Charts and diagrams as code
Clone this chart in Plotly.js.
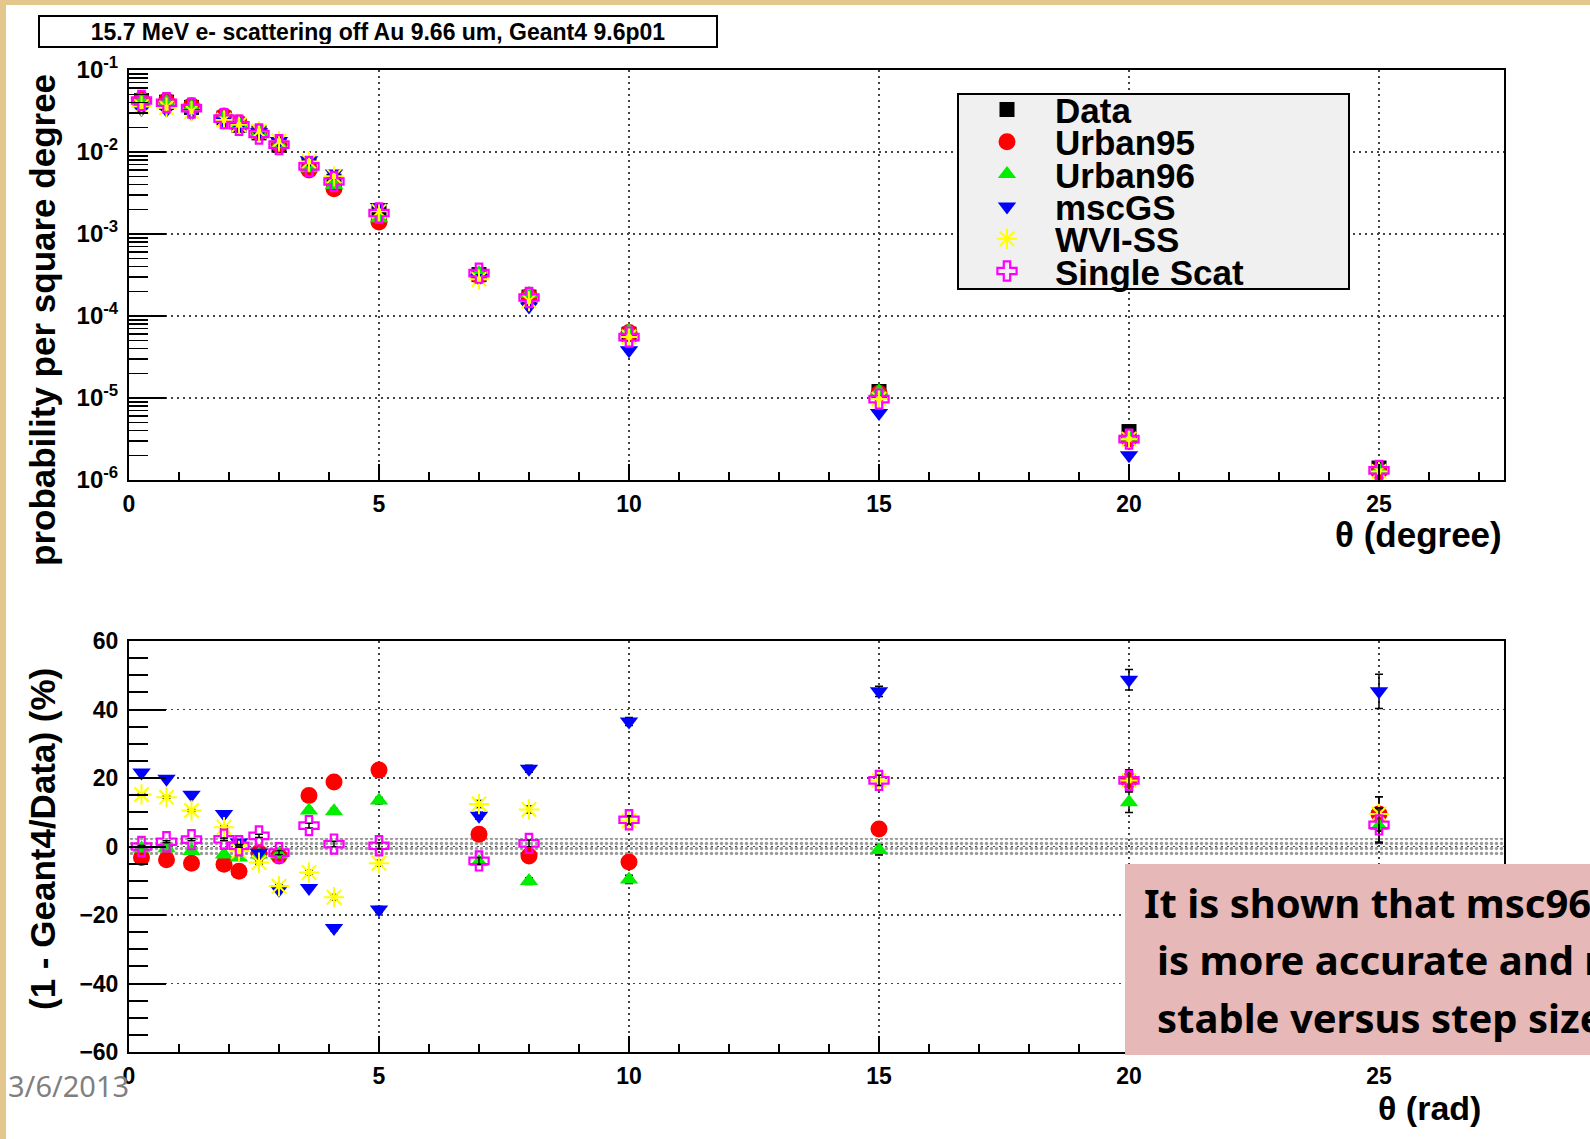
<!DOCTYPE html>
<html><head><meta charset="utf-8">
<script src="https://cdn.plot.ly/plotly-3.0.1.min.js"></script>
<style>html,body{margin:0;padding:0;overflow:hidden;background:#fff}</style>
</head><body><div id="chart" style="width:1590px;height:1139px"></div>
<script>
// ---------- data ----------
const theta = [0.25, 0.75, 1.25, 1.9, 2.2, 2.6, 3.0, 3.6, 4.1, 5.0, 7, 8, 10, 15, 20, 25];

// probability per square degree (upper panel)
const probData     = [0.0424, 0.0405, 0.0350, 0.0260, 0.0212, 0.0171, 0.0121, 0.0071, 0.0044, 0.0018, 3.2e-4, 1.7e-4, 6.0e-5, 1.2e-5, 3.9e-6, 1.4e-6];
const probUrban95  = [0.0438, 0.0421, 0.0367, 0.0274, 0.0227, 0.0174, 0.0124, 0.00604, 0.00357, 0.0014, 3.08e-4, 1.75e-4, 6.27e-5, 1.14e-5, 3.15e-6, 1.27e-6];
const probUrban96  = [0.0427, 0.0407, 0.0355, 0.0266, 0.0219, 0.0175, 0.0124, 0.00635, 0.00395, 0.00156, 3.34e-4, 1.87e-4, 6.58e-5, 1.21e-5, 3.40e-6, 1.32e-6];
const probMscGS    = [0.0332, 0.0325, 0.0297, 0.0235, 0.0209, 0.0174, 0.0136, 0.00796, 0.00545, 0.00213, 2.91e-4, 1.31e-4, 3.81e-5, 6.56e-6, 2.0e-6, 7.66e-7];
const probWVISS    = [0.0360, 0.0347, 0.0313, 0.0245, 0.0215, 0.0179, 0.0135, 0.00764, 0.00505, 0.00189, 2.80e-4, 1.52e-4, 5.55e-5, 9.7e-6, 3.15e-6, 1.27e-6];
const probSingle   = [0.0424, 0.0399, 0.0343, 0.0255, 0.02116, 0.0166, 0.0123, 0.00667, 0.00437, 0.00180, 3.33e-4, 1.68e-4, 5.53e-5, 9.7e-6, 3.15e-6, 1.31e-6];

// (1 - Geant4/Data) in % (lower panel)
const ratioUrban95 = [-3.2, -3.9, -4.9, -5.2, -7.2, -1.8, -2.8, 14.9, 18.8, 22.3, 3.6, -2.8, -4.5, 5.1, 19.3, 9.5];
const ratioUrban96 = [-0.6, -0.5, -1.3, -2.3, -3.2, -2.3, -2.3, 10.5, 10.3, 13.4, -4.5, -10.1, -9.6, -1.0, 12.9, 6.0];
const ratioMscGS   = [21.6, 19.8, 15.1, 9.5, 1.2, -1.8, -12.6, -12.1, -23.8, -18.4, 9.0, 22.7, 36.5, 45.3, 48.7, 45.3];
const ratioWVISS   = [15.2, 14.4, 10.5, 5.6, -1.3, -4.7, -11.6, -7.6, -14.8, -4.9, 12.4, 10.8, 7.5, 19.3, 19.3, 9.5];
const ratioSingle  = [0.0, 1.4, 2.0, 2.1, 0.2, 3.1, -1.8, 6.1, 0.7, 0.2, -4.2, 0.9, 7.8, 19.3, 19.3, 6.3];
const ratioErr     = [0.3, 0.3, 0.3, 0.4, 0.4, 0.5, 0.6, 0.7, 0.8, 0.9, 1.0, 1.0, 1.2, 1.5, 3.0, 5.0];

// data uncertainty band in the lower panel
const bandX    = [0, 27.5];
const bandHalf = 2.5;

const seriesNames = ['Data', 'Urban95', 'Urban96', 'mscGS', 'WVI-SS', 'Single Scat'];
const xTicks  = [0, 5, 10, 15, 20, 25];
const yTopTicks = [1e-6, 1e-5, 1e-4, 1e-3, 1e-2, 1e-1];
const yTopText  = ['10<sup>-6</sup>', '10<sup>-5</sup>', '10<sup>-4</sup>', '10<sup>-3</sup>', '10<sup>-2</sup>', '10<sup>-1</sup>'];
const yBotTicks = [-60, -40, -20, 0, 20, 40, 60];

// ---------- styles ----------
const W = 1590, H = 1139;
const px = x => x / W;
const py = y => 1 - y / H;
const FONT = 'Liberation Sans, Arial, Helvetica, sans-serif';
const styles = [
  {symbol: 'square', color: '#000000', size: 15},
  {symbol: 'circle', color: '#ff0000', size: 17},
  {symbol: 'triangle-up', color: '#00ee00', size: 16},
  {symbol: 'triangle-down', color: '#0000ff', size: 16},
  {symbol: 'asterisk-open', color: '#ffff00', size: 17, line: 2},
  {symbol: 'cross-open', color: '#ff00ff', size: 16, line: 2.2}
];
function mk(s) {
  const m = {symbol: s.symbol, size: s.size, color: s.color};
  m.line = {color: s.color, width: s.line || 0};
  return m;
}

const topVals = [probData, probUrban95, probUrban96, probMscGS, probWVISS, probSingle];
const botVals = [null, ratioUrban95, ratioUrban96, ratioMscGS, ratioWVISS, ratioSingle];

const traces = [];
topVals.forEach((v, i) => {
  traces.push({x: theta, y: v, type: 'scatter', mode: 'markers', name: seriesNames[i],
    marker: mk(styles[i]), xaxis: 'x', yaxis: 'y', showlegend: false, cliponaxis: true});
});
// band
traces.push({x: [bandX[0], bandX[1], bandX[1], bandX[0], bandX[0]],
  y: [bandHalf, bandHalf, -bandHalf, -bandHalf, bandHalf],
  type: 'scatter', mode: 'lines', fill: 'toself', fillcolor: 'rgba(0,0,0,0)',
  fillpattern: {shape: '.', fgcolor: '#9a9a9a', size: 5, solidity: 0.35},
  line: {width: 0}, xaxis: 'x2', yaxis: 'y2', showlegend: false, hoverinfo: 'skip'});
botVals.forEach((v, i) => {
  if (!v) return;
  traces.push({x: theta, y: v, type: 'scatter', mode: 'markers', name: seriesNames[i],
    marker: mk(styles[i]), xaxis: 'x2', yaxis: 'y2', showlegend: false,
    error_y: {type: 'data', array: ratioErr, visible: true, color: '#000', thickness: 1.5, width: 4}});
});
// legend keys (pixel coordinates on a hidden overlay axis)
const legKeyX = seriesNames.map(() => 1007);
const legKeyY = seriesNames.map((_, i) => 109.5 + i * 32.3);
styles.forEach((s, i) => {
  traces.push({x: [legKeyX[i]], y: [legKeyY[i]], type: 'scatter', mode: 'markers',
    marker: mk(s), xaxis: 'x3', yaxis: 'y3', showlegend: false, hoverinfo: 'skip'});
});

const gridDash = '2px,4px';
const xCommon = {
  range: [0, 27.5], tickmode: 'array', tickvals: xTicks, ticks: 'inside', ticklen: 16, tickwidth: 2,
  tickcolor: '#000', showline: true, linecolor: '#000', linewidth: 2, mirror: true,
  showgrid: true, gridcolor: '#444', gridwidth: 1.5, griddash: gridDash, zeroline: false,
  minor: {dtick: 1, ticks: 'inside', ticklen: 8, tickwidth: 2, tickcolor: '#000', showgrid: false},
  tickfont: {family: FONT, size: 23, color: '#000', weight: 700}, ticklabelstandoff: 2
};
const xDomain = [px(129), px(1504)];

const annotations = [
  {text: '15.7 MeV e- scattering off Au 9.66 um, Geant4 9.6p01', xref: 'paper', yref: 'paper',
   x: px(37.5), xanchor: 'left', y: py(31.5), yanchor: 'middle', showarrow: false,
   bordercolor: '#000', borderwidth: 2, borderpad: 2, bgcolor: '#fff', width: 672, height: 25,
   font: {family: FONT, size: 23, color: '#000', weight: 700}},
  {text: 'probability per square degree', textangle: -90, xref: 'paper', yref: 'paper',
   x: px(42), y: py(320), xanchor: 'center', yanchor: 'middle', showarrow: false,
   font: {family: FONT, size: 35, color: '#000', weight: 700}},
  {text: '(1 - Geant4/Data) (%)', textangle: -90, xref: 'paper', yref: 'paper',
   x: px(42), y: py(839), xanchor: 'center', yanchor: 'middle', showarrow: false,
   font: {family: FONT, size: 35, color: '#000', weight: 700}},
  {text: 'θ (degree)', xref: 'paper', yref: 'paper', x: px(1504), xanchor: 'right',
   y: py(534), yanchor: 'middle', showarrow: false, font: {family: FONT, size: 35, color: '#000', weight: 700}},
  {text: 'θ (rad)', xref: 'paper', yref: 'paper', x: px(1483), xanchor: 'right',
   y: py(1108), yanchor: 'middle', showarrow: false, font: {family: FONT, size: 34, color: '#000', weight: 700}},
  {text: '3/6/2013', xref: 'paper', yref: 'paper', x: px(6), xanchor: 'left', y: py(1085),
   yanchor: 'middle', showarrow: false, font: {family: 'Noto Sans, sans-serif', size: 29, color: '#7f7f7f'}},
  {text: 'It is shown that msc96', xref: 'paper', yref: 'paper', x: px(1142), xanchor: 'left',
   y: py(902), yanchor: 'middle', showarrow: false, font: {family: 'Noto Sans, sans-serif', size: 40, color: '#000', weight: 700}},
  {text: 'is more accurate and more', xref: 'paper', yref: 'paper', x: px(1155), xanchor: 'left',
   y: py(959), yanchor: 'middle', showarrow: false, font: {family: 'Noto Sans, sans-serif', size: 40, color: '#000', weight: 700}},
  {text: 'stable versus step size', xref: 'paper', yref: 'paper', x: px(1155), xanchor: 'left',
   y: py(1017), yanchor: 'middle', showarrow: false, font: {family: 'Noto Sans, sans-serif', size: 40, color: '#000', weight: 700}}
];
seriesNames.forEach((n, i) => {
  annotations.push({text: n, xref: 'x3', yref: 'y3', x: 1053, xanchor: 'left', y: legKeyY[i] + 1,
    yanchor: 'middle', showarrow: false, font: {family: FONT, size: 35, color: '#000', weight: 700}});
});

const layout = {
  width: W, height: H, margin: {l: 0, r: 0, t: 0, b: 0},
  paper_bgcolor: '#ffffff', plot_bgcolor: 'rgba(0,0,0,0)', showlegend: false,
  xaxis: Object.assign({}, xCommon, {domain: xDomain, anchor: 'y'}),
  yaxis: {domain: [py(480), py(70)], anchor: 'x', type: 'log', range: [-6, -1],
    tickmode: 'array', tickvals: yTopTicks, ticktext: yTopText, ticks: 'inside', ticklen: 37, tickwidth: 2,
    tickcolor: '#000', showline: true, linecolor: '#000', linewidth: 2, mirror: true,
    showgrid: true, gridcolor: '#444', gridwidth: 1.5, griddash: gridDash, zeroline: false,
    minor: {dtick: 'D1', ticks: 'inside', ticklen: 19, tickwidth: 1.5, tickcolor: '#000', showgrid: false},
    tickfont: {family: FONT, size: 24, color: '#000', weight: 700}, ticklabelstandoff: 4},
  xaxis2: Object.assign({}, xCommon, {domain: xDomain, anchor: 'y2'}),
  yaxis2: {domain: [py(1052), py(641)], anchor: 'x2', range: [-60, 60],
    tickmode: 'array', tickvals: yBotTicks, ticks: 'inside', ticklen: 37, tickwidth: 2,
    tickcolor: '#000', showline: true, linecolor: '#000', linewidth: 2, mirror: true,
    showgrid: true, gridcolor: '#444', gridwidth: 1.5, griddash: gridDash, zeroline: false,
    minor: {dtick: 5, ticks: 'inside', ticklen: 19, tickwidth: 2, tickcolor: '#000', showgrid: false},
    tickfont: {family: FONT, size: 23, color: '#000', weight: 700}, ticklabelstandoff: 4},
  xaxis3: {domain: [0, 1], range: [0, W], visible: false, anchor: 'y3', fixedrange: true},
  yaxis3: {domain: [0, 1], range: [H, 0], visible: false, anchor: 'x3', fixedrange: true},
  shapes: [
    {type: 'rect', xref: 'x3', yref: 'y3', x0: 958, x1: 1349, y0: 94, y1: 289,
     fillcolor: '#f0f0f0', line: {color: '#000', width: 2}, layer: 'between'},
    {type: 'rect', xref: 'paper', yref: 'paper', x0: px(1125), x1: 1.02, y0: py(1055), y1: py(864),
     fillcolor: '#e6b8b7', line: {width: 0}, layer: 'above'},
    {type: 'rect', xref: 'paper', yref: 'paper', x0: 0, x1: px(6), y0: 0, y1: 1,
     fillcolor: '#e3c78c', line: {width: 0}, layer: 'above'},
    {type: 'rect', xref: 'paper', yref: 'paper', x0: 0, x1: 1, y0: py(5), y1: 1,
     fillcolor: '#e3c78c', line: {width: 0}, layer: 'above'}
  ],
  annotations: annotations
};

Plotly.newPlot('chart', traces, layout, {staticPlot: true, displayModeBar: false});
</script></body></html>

--

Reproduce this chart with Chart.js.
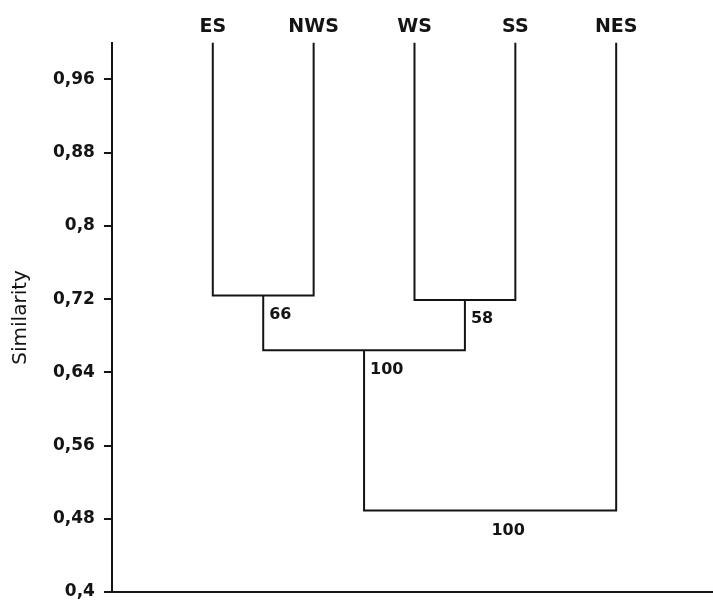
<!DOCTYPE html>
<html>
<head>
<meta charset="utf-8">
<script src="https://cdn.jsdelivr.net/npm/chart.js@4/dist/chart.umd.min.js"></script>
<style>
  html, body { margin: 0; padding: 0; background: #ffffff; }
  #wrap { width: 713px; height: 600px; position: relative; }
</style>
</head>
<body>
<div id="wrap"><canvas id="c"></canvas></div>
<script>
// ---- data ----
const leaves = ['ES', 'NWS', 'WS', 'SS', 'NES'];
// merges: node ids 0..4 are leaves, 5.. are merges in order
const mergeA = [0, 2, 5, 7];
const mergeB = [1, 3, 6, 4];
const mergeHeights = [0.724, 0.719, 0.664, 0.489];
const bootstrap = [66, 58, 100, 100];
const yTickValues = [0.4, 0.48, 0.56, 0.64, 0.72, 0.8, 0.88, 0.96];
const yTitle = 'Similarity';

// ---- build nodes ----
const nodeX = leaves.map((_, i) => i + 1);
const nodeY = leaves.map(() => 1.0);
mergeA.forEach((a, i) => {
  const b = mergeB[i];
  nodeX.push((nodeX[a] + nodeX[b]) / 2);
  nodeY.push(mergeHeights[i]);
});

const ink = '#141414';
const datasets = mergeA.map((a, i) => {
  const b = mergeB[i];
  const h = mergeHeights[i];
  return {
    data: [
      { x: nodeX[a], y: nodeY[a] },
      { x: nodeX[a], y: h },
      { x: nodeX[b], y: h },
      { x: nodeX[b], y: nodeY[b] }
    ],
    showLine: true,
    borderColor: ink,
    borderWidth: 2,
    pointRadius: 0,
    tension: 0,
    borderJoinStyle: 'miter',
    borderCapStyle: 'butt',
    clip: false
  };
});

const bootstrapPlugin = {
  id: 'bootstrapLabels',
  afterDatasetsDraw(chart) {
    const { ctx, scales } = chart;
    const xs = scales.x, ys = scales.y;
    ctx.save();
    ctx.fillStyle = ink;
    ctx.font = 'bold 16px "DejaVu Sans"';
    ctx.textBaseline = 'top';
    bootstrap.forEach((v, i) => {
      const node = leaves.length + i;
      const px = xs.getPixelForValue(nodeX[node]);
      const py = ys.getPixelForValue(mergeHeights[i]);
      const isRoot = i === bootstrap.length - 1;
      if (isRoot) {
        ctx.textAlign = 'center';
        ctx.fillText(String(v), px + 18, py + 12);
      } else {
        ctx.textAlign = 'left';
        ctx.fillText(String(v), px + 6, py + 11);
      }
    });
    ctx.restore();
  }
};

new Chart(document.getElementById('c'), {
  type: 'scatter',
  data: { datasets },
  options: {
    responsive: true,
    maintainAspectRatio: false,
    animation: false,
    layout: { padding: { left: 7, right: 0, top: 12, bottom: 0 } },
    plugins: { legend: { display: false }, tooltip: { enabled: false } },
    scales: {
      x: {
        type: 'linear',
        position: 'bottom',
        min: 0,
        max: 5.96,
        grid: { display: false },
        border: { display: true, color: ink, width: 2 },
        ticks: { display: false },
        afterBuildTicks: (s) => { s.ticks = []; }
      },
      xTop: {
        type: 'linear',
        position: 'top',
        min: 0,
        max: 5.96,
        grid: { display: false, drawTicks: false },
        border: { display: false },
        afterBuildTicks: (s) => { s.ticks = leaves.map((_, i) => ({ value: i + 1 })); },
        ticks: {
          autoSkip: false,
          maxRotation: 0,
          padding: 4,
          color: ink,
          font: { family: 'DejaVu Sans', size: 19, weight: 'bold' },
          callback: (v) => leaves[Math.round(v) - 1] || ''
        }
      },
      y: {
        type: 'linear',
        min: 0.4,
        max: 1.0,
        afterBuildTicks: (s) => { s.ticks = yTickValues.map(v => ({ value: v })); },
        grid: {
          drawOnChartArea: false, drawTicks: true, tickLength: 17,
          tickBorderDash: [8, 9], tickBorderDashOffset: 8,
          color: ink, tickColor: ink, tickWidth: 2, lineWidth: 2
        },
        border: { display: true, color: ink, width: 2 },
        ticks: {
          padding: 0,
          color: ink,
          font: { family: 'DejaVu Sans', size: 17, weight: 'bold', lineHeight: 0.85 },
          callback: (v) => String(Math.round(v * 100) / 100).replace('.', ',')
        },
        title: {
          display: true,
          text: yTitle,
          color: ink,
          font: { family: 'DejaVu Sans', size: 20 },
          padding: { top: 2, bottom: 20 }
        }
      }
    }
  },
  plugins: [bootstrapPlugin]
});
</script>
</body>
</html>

> What the task requires
Look above for the line with "Clone this chart in Plotly.js." and the line with "9.7e-6, 3.15e-6, 1.31e-6];", then copy exactly the lines from the first through the second, both kept, with no pictures.

> Solved exercise
Clone this chart in Plotly.js.
<!DOCTYPE html>
<html><head><meta charset="utf-8">
<script src="https://cdn.plot.ly/plotly-3.0.1.min.js"></script>
<style>html,body{margin:0;padding:0;overflow:hidden;background:#fff}</style>
</head><body><div id="chart" style="width:1590px;height:1139px"></div>
<script>
// ---------- data ----------
const theta = [0.25, 0.75, 1.25, 1.9, 2.2, 2.6, 3.0, 3.6, 4.1, 5.0, 7, 8, 10, 15, 20, 25];

// probability per square degree (upper panel)
const probData     = [0.0424, 0.0405, 0.0350, 0.0260, 0.0212, 0.0171, 0.0121, 0.0071, 0.0044, 0.0018, 3.2e-4, 1.7e-4, 6.0e-5, 1.2e-5, 3.9e-6, 1.4e-6];
const probUrban95  = [0.0438, 0.0421, 0.0367, 0.0274, 0.0227, 0.0174, 0.0124, 0.00604, 0.00357, 0.0014, 3.08e-4, 1.75e-4, 6.27e-5, 1.14e-5, 3.15e-6, 1.27e-6];
const probUrban96  = [0.0427, 0.0407, 0.0355, 0.0266, 0.0219, 0.0175, 0.0124, 0.00635, 0.00395, 0.00156, 3.34e-4, 1.87e-4, 6.58e-5, 1.21e-5, 3.40e-6, 1.32e-6];
const probMscGS    = [0.0332, 0.0325, 0.0297, 0.0235, 0.0209, 0.0174, 0.0136, 0.00796, 0.00545, 0.00213, 2.91e-4, 1.31e-4, 3.81e-5, 6.56e-6, 2.0e-6, 7.66e-7];
const probWVISS    = [0.0360, 0.0347, 0.0313, 0.0245, 0.0215, 0.0179, 0.0135, 0.00764, 0.00505, 0.00189, 2.80e-4, 1.52e-4, 5.55e-5, 9.7e-6, 3.15e-6, 1.27e-6];
const probSingle   = [0.0424, 0.0399, 0.0343, 0.0255, 0.02116, 0.0166, 0.0123, 0.00667, 0.00437, 0.00180, 3.33e-4, 1.68e-4, 5.53e-5, 9.7e-6, 3.15e-6, 1.31e-6];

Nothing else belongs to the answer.